Memory barriers and spin_unlock safety

Sat Mar 4 03:55:35 EST 2006

On Fri, 3 Mar 2006, David Howells wrote:
> 
> We've just had an interesting discussion on IRC and this has come up with two
> unanswered questions:
> 
> (1) Is spin_unlock() is entirely safe on Pentium3+ and x86_64 where ?FENCE
>     instructions are available?
> 
>     Consider the following case, where you want to do two reads effectively
>     atomically, and so wrap them in a spinlock:
> 
> 	spin_lock(&mtx);
> 	a = *A;
> 	b = *B;
> 	spin_unlock(&mtx);
> 
>     On x86 Pentium3+ and x86_64, what's to stop you from getting the reads
>     done after the unlock since there's no LFENCE instruction there to stop
>     you?

The rules are, afaik, that reads can pass buffered writes, BUT WRITES 
CANNOT PASS READS (aka "writes to memory are always carried out in program 
order").

IOW, reads can bubble up, but writes cannot. 

So the way I read the Intel rules is that "passing" is always about being 
done earlier than otherwise allowed, not about being done later.

(You only "pass" somebody in traffic when you go ahead of them. If you 
fall behind them, you don't "pass" them, _they_ pass you).

Now, this is not so much meant to be a semantic argument (the meaning of 
the word "pass") as to an explanation of what I believe Intel meant, since 
we know from Intel designers that the simple non-atomic write is 
supposedly a perfectly fine unlock instruction.

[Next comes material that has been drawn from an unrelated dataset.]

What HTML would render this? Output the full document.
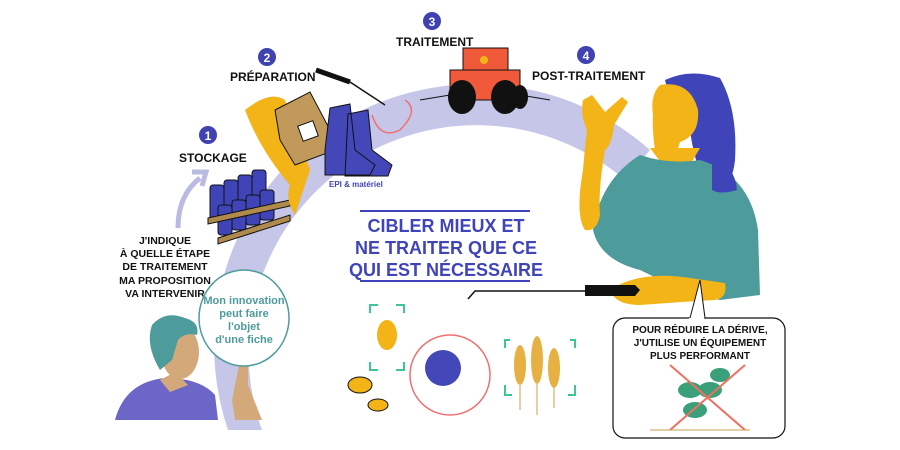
<!DOCTYPE html>
<html><head><meta charset="utf-8"><style>
body{margin:0;background:#fff;}
svg{display:block;font-family:"Liberation Sans",sans-serif;}
.b{font-weight:bold;font-size:12px;fill:#111;}
</style></head><body>
<svg width="900" height="450" viewBox="0 0 900 450" xmlns="http://www.w3.org/2000/svg">
<rect width="900" height="450" fill="#fff"/>
<path d="M228,430 A262,262 0 0 1 650,150 L625,180 A228,228 0 0 0 262,430 Z" fill="#c5c6e8"/>
<path d="M178,228 Q178,195 200,178" stroke="#b9bbe3" stroke-width="5" fill="none"/>
<path d="M192,172 L206,172 L202,186" stroke="#b9bbe3" stroke-width="5" fill="none"/>
<g font-weight="bold" font-size="12" fill="#fff" text-anchor="middle">
<circle cx="208" cy="135" r="9" fill="#3f42b0"/><text x="208" y="140">1</text>
<circle cx="267" cy="57" r="9" fill="#3f42b0"/><text x="267" y="62">2</text>
<circle cx="432" cy="21" r="9" fill="#3f42b0"/><text x="432" y="26">3</text>
<circle cx="586" cy="55" r="9" fill="#3f42b0"/><text x="586" y="60">4</text>
</g>
<text class="b" x="179" y="162">STOCKAGE</text>
<text class="b" x="230" y="81">PRÉPARATION</text>
<text class="b" x="396" y="46">TRAITEMENT</text>
<text class="b" x="532" y="80">POST-TRAITEMENT</text>
<g fill="#3f45b8" stroke="#111" stroke-width="1">
<rect x="210" y="185" width="14" height="35" rx="3"/><rect x="224" y="180" width="14" height="35" rx="3"/>
<rect x="238" y="175" width="14" height="35" rx="3"/><rect x="252" y="170" width="14" height="35" rx="3"/>
<rect x="218" y="205" width="14" height="30" rx="3"/><rect x="232" y="200" width="14" height="30" rx="3"/>
<rect x="246" y="195" width="14" height="30" rx="3"/><rect x="260" y="190" width="14" height="30" rx="3"/>
</g>
<path d="M208,218 L290,200 L290,206 L208,224Z M218,238 L290,215 L290,221 L218,244Z" fill="#b08a4d" stroke="#111"/>
<path d="M245,110 Q270,90 285,100 Q300,140 310,170 Q300,200 295,215 Q285,200 290,185 Q260,150 245,110Z" fill="#f3b417"/>
<path d="M275,110 L310,92 L330,130 L335,150 L295,165 L280,140Z" fill="#c19a5b" stroke="#111"/>
<rect x="300" y="123" width="16" height="16" fill="#fff" stroke="#111" transform="rotate(-20 308 131)"/>
<path d="M330,108 L350,104 L355,150 L375,165 L370,175 L325,175 L325,150Z M348,114 L368,110 L372,150 L392,165 L388,176 L345,176Z" fill="#4347b8" stroke="#111"/>
<text x="329" y="187" font-size="8" font-weight="bold" fill="#3f45b8">EPI &amp; matériel</text>
<path d="M316,70 L350,82" stroke="#111" stroke-width="5"/><path d="M350,82 L385,105" stroke="#111" stroke-width="1.5"/>
<path d="M372,115 Q380,140 400,130 Q420,110 405,100" fill="none" stroke="#f07070" stroke-width="1.5"/>
<rect x="463" y="48" width="45" height="30" fill="#f05a3a" stroke="#111"/>
<rect x="450" y="70" width="70" height="30" fill="#f05a3a" stroke="#111"/>
<ellipse cx="462" cy="97" rx="14" ry="17" fill="#111"/><ellipse cx="505" cy="97" rx="14" ry="17" fill="#111"/>
<ellipse cx="520" cy="97" rx="8" ry="12" fill="#111"/>
<circle cx="484" cy="60" r="4" fill="#f3b417"/>
<path d="M420,100 L450,95 M520,95 L550,100" stroke="#111"/>
<path d="M665,80 Q690,68 720,78 Q738,110 735,160 Q732,190 712,195 Q695,170 690,130 Q672,110 665,80Z" fill="#3f45b8"/>
<path d="M660,85 Q690,80 698,110 Q700,135 680,142 L676,155 L655,150 Q652,130 653,115 Q650,95 660,85Z" fill="#f3b417"/>
<path d="M650,148 L700,148 L690,165 L665,168Z" fill="#f3b417"/>
<path d="M640,155 Q670,165 700,160 Q750,175 758,230 L760,295 L720,300 Q680,290 640,270 Q600,260 593,230 Q600,180 640,155Z" fill="#4e9b9c"/>
<path d="M712,158 Q735,165 737,190 Q720,195 712,190Z" fill="#3f45b8"/>
<path d="M583,100 L592,95 L605,112 L622,97 L628,102 L614,125 Q612,145 605,150 Q598,190 600,215 Q597,232 585,230 Q575,215 583,170 Q585,145 587,130 Q580,115 583,100Z" fill="#f3b417"/>
<path d="M610,290 Q640,270 690,278 L725,283 Q728,298 715,300 Q680,302 640,305 Q615,305 610,290Z" fill="#f3b417"/>
<path d="M585,285 L635,285 L640,290 L635,296 L585,296Z" fill="#111"/>
<path d="M585,291 L475,291 L468,299" stroke="#111" stroke-width="1.5" fill="none"/>
<path d="M360,211 L530,211" stroke="#3f45b8" stroke-width="2"/>
<g font-weight="bold" font-size="18" fill="#3f45b8" text-anchor="middle">
<text x="446" y="232">CIBLER MIEUX ET</text>
<text x="446" y="254">NE TRAITER QUE CE</text>
<text x="446" y="276">QUI EST NÉCESSAIRE</text>
</g>
<path d="M360,281 L530,281" stroke="#3f45b8" stroke-width="2"/>
<circle cx="450" cy="375" r="40" fill="none" stroke="#f07070" stroke-width="1.5"/>
<circle cx="443" cy="368" r="18" fill="#4347b8"/>
<ellipse cx="387" cy="335" rx="10" ry="15" fill="#f3b417"/>
<path d="M378,305 L370,305 L370,313 M396,305 L404,305 L404,313 M370,362 L370,370 L378,370 M404,362 L404,370 L396,370" stroke="#3dc69a" stroke-width="2" fill="none"/>
<ellipse cx="360" cy="385" rx="12" ry="8" fill="#f3b417" stroke="#111"/><ellipse cx="378" cy="405" rx="10" ry="6" fill="#f3b417" stroke="#111"/>
<g fill="#e6b042"><ellipse cx="520" cy="365" rx="6" ry="20"/><ellipse cx="537" cy="360" rx="6" ry="24"/><ellipse cx="554" cy="368" rx="6" ry="20"/></g>
<path d="M520,385 L520,410 M537,384 L537,415 M554,388 L554,408" stroke="#c9a050"/>
<path d="M510,340 L505,340 L505,348 M570,340 L575,340 L575,348 M505,385 L505,395 L512,395 M575,385 L575,395 L568,395" stroke="#3dc69a" stroke-width="2" fill="none"/>
<!-- man -->
<path d="M115,420 Q125,382 165,378 Q200,378 215,395 L218,420Z" fill="#6c66c8"/>
<path d="M160,380 L175,372 L188,385 L170,392Z" fill="#d4a97a"/>
<ellipse cx="180" cy="352" rx="19" ry="27" fill="#d4a97a"/>
<path d="M160,370 Q145,345 152,325 Q165,310 185,318 Q200,322 197,335 Q185,332 178,340 L172,360 Z" fill="#4e9b9c"/>
<path d="M232,400 L240,360 L248,360 L248,385 L262,420 L235,420Z" fill="#d4a97a"/>
<g font-weight="bold" font-size="10.5" fill="#111" text-anchor="middle">
<text x="165" y="244">J'INDIQUE</text>
<text x="165" y="257">À QUELLE ÉTAPE</text>
<text x="165" y="270">DE TRAITEMENT</text>
<text x="165" y="284">MA PROPOSITION</text>
<text x="165" y="297">VA INTERVENIR</text>
</g>
<ellipse cx="244" cy="318" rx="45" ry="48" fill="#fff" stroke="#4e9b9c" stroke-width="1.5"/>
<g font-size="11" fill="#4e9b9c" text-anchor="middle" font-weight="bold">
<text x="244" y="304">Mon innovation</text><text x="244" y="317">peut faire</text>
<text x="244" y="330">l'objet</text><text x="244" y="343">d'une fiche</text>
</g>
<rect x="613" y="318" width="172" height="120" rx="12" fill="#fff" stroke="#111" stroke-width="1.2"/>
<path d="M690,318 L700,280 L705,318" fill="#fff" stroke="#111"/>
<path d="M689,319 L704,319" stroke="#fff" stroke-width="2"/>
<g font-weight="bold" font-size="10" fill="#111" text-anchor="middle">
<text x="700" y="333">POUR RÉDUIRE LA DÉRIVE,</text>
<text x="700" y="346">J'UTILISE UN ÉQUIPEMENT</text>
<text x="700" y="359">PLUS PERFORMANT</text>
</g>
<ellipse cx="690" cy="390" rx="12" ry="8" fill="#3aa07a"/><ellipse cx="710" cy="390" rx="12" ry="8" fill="#3aa07a"/>
<ellipse cx="695" cy="410" rx="12" ry="8" fill="#3aa07a"/><ellipse cx="720" cy="375" rx="10" ry="7" fill="#3aa07a"/>
<path d="M670,365 L745,430 M745,365 L670,430" stroke="#f07060" stroke-width="2"/>
<path d="M650,430 L750,430" stroke="#c9a050"/>
</svg>
</body></html>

So when Intel says "reads can be carried out speculatively and in any 
order", that just says that reads are not ordered wrt other _reads_. They 
_are_ ordered wrt other writes, but only one way: they can pass an earlier 
write, but they can't fall back behind a later one.

This is consistent with
 (a) optimization (you want to do reads _early_, not late)
 (b) behaviour (we've been told that a single write is sufficient, with 
     the exception of an early P6 core revision)
 (c) at least one way of reading the documentation.

And I claim that (a) and (b) are the important parts, and that (c) is just 
the rationale.

> (2) What is the minimum functionality that can be expected of a memory
>     barriers? I was of the opinion that all we could expect is for the CPU
>     executing one them to force the instructions it is executing to be
>     complete up to a point - depending on the type of barrier - before
>     continuing past it.

Well, no. You should expect even _less_.

The core can continue doing things past a barrier. For example, a write 
barrier may not actually serialize anything at all: the sane way of doing 
write barriers is to just put a note in the write-queue, and that note 
just disallows write queue entries from being moved around it. So you 
might have a write barrier with two writes on either side, and the writes 
might _both_ be outstanding wrt the core despite the barrier.

So there's not necessarily any synchronization at all on a execution core 
level, just a partial ordering between the resulting actions of the core. 

>     However, on ppc/ppc64, it seems to be more thorough than that, and there
>     seems to be some special interaction between the CPU processing the
>     instruction and the other CPUs in the system. It's not entirely obvious
>     from the manual just what this does.

PPC has an absolutely _horrible_ memory ordering implementation, as far as 
I can tell. The thing is broken. I think it's just implementation 
breakage, not anything really fundamental, but the fact that their write 
barriers are expensive is a big sign that they are doing something bad. 

For example, their write buffers may not have a way to serialize in the 
buffers, and at that point from an _implementation_ standpoint, you just 
have to serialize the whole core to make sure that writes don't pass each 
other. 

>     As I understand it, Andrew Morton is of the opinion that issuing a read
>     barrier on one CPU will cause the other CPUs in the system to sync up, but
>     that doesn't look likely on all archs.

No. Issuing a read barrier on one CPU will do absolutely _nothing_ on the 
other CPU. All barriers are purely local to one CPU, and do not generate 
any bus traffic what-so-ever. They only potentially affect the order of 
bus traffic due to the instructions around them (obviously).

So a read barrier on one CPU _has_ to be paired with a write barrier on 
the other side in order to make sense (although the write barrier can 
obviously be of the implied kind, ie a lock/unlock event, or just 
architecture-specific knowledge of write behaviour, ie for example knowing 
that writes are always seen in-order on x86).

		Linus